Reputation: 4100
I want to extract words which have "@" symbol in it and remove all the other words. So, my data will look like this:
Author Content
Name1 Hi,@tim how are you @Blue.
Name2 @xyz, are you ok?
Name3 it is good @my @you
where author and content are column names.

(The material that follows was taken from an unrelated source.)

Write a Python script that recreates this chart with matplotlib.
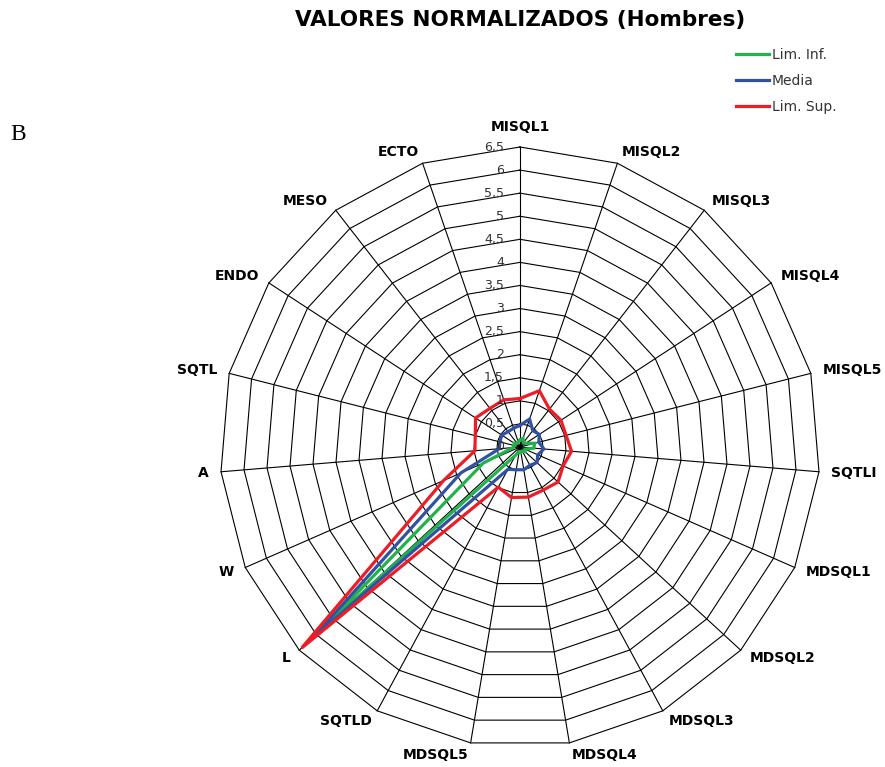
import numpy as np
import matplotlib
matplotlib.use("Agg")
import matplotlib.pyplot as plt

categories = ["MISQL1", "MISQL2", "MISQL3", "MISQL4", "MISQL5", "SQTLI",
              "MDSQL1", "MDSQL2", "MDSQL3", "MDSQL4", "MDSQL5", "SQTLD",
              "L", "W", "A", "SQTL", "ENDO", "MESO", "ECTO"]

lim_inf = [0.15, 0.20, 0.12, 0.15, 0.33, 0.30, 0.12, 0.15, 0.10, 0.12,
           0.10, 0.20, 5.90, 0.87, 0.15, 0.12, 0.15, 0.10, 0.12]
media = [0.47, 0.64, 0.45, 0.50, 0.42, 0.52, 0.42, 0.50, 0.45, 0.50,
         0.50, 0.55, 6.10, 1.40, 0.45, 0.45, 0.47, 0.42, 0.43]
lim_sup = [1.05, 1.29, 1.04, 1.06, 1.03, 1.12, 1.02, 1.12, 1.06, 1.10,
           1.11, 0.99, 6.43, 1.81, 0.98, 1.00, 1.15, 1.06, 1.08]

ring_values = [0.5 * i for i in range(0, 14)]
ring_labels = ["0", "0,5", "1", "1,5", "2", "2,5", "3", "3,5", "4", "4,5",
               "5", "5,5", "6", "6,5"]

series_names = ["Lim. Inf.", "Media", "Lim. Sup."]
series_colors = ["#22b14c", "#3152a3", "#ee1c25"]

W, H = 885, 767
fig = plt.figure(figsize=(W / 100, H / 100), dpi=100)
cx, cy, R = 520, 447, 300
ax = fig.add_axes([(cx - R) / W, (H - cy - R) / H, 2 * R / W, 2 * R / H],
                  projection="polar")
ax.set_theta_zero_location("N")
ax.set_theta_direction(-1)
rmax = ring_values[-1]
ax.set_ylim(0, rmax)
ax.grid(False)
ax.set_xticks([])
ax.set_yticks([])
ax.spines["polar"].set_visible(False)
ax.patch.set_alpha(0)

n = len(categories)
theta = np.arange(n) * 2 * np.pi / n
theta_closed = np.append(theta, theta[0])

# polygon rings
for rv in ring_values[1:]:
    ax.plot(theta_closed, [rv] * (n + 1), color="black", lw=0.8,
            clip_on=False, zorder=1)
# spokes
for t in theta:
    ax.plot([t, t], [0, rmax], color="black", lw=0.8, clip_on=False, zorder=1)

# data series
handles = []
for vals, name, col in zip([lim_inf, media, lim_sup], series_names, series_colors):
    v = list(vals) + [vals[0]]
    h, = ax.plot(theta_closed, v, color=col, lw=2.3, clip_on=False, zorder=3,
                 solid_joinstyle="miter", label=name)
    handles.append(h)

# radial tick labels along the top spoke
for rv, lab in zip(ring_values, ring_labels):
    ax.annotate(lab, xy=(0, rv), xytext=(-16, 0), textcoords="offset pixels",
                ha="right", va="center", fontsize=9, color="#333333",
                annotation_clip=False, zorder=4)

# category labels
for t, lab in zip(theta, categories):
    s, c = np.sin(t), np.cos(t)
    if abs(s) < 0.05:
        ha = "center"
        off = 20
    else:
        ha = "left" if s > 0 else "right"
        off = 12
    ax.annotate(lab, xy=(t, rmax), xytext=(off * s, off * c),
                textcoords="offset pixels", ha=ha, va="center",
                fontsize=10, fontweight="bold", color="black",
                annotation_clip=False)

fig.text(520 / W, 1 - 20 / H, "VALORES NORMALIZADOS (Hombres)", ha="center",
         va="center", fontsize=15.5, fontweight="bold")
fig.text(10 / W, 1 - 134 / H, "B", ha="left", va="center", fontsize=17,
         family="Liberation Serif")

leg = fig.legend(handles=handles, labels=series_names, loc="upper left",
                 bbox_to_anchor=(736 / W, 1 - 48 / H), frameon=False,
                 fontsize=10, handlelength=2.4, handletextpad=0.2,
                 labelspacing=0.85, borderpad=0, borderaxespad=0)
for txt in leg.get_texts():
    txt.set_color("#333333")

fig.savefig("out.png", dpi=100)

I want data in below format:
Author Content
Name1 tim
Name1 Blue
Name2 xyz
Name3 my
Name3 you
So, I only want words which have "@" symbol with it and drop everything else.
Upvotes: 0
Views: 1007
Reputation: 887038
We can use str_extract_all
from stringr
to extract the words (\\w+
) that follow @
in the 'Content' column grouped by 'Author'. Here, I used data.table
methods to call the group by operation (after converting the 'data.frame' to 'data.table' (setDT(df1)
).
library(data.table)
library(stringr)
setDT(df1)[, .(Content=unlist(str_extract_all(Content,
"(?<=@)\\w+"))), by = Author]
# Author Content
#1: Name1 tim
#2: Name1 Blue
#3: Name2 xyz
#4: Name3 my
#5: Name3 you
df1 <- structure(list(Author = c("Name1", "Name2",
"Name3"), Content = c("Hi,@tim how are you @Blue.",
"@xyz, are you ok?", "it is good @my @you")),
.Names = c("Author", "Content"), class = "data.frame",
row.names = c(NA, -3L))
Upvotes: 3